Starting at the line that contains "Generate a LaTeX" and stopping at the line that contains "(left) -- (right);", transcribe every line of the material below exactly; pictures stay out.

[begin EXCERPTED DATA]

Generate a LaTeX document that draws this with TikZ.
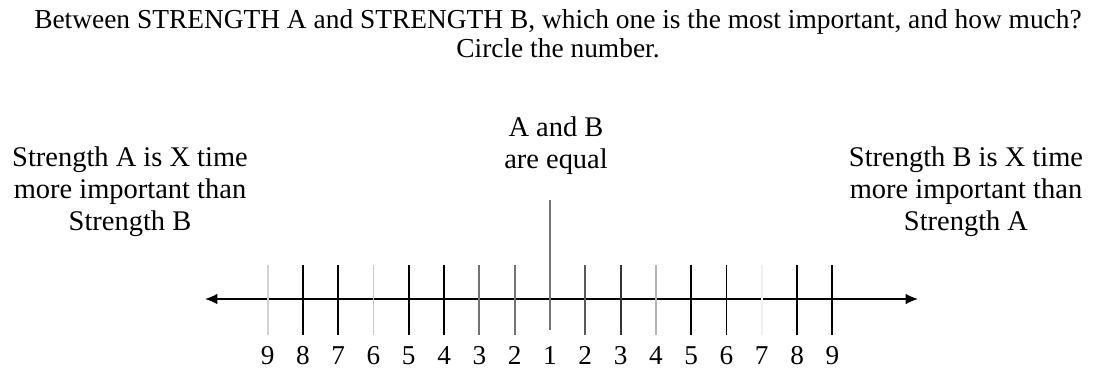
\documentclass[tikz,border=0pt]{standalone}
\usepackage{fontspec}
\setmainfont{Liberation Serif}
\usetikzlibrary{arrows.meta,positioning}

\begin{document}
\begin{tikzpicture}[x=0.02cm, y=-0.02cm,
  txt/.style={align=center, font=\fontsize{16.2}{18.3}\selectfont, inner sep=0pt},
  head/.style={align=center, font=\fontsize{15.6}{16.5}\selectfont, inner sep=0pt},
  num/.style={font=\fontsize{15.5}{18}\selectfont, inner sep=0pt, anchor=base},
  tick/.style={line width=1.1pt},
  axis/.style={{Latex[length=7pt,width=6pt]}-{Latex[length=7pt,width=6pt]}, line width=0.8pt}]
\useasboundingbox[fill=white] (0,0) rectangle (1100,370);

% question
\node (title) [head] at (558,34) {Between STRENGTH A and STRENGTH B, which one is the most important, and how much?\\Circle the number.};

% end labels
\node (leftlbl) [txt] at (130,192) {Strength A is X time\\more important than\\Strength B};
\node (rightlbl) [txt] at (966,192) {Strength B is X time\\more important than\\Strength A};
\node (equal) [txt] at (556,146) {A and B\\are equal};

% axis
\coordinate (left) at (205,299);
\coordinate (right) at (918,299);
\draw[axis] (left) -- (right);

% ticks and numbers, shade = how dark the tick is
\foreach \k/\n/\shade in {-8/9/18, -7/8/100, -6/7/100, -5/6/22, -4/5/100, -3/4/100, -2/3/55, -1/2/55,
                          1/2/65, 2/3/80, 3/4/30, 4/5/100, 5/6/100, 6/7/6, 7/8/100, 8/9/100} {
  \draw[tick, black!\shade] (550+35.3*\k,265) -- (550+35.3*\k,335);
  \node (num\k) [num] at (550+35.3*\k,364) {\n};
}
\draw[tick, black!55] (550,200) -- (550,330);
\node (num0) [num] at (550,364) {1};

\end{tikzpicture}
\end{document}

[end EXCERPTED DATA]
[begin EXCERPTED DATA]

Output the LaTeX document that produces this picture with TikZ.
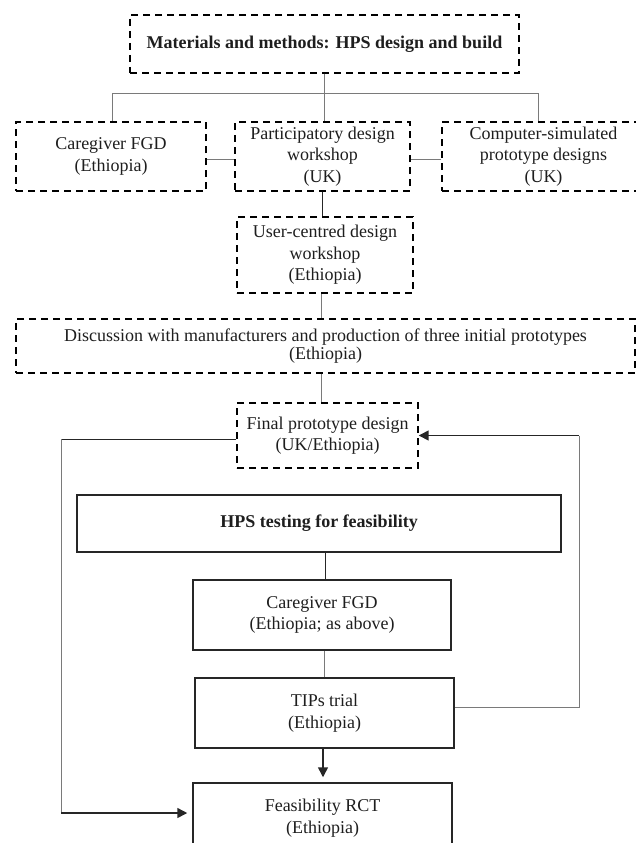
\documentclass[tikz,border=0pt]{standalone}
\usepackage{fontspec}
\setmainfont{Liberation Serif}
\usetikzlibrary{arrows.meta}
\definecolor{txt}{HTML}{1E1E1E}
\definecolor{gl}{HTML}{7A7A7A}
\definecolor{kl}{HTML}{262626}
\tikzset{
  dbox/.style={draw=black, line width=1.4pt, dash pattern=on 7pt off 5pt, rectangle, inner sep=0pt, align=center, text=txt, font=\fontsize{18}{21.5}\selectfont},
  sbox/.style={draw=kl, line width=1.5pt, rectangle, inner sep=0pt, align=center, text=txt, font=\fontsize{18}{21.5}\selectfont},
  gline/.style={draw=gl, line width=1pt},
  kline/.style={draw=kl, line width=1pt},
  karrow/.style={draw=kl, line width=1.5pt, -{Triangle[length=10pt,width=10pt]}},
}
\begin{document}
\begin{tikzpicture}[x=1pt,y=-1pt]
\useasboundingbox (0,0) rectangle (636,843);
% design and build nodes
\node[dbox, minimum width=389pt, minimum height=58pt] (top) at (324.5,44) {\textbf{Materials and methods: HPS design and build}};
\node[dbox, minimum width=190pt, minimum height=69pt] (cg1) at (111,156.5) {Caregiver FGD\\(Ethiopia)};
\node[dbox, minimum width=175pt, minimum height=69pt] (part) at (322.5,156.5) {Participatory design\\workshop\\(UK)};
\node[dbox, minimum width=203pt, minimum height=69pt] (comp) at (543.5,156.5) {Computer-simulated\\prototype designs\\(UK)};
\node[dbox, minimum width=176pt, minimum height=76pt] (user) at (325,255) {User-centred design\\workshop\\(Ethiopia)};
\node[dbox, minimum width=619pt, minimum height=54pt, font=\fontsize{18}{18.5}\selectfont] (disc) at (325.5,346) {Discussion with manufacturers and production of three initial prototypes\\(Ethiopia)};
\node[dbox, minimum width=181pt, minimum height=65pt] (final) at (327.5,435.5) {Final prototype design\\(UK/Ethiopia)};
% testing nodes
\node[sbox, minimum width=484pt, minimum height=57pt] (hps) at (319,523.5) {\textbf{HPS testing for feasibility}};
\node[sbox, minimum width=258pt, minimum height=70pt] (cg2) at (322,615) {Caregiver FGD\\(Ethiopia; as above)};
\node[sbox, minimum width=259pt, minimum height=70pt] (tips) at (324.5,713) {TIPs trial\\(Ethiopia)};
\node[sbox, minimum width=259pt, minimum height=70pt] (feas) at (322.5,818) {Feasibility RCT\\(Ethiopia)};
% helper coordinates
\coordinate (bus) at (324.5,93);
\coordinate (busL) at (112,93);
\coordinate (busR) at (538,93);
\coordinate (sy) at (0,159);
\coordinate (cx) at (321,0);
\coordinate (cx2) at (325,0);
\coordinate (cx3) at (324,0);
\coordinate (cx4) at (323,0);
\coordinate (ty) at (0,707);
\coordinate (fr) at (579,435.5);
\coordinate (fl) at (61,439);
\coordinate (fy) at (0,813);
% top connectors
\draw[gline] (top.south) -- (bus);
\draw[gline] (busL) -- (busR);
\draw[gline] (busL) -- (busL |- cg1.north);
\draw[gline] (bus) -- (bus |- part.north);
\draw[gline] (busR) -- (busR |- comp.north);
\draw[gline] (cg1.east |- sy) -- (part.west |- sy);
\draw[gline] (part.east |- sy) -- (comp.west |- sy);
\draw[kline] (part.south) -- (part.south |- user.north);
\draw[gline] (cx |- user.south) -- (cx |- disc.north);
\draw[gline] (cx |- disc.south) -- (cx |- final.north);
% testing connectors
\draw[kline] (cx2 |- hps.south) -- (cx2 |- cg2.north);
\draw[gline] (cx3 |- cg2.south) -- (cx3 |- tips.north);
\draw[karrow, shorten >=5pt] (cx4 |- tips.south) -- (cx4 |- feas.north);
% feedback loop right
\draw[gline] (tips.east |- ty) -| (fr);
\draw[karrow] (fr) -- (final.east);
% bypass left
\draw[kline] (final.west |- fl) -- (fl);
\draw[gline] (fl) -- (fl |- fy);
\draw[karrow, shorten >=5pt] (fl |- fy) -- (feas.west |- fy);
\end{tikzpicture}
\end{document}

[end EXCERPTED DATA]

SOLUTION FOR THIS PROBLEM
Generate a LaTeX document that draws this with TikZ.
\documentclass[tikz,border=0pt]{standalone}
\usepackage{fontspec}
\setmainfont{Liberation Serif}
\usetikzlibrary{arrows.meta,positioning}

\begin{document}
\begin{tikzpicture}[x=0.02cm, y=-0.02cm,
  txt/.style={align=center, font=\fontsize{16.2}{18.3}\selectfont, inner sep=0pt},
  head/.style={align=center, font=\fontsize{15.6}{16.5}\selectfont, inner sep=0pt},
  num/.style={font=\fontsize{15.5}{18}\selectfont, inner sep=0pt, anchor=base},
  tick/.style={line width=1.1pt},
  axis/.style={{Latex[length=7pt,width=6pt]}-{Latex[length=7pt,width=6pt]}, line width=0.8pt}]
\useasboundingbox[fill=white] (0,0) rectangle (1100,370);

% question
\node (title) [head] at (558,34) {Between STRENGTH A and STRENGTH B, which one is the most important, and how much?\\Circle the number.};

% end labels
\node (leftlbl) [txt] at (130,192) {Strength A is X time\\more important than\\Strength B};
\node (rightlbl) [txt] at (966,192) {Strength B is X time\\more important than\\Strength A};
\node (equal) [txt] at (556,146) {A and B\\are equal};

% axis
\coordinate (left) at (205,299);
\coordinate (right) at (918,299);
\draw[axis] (left) -- (right);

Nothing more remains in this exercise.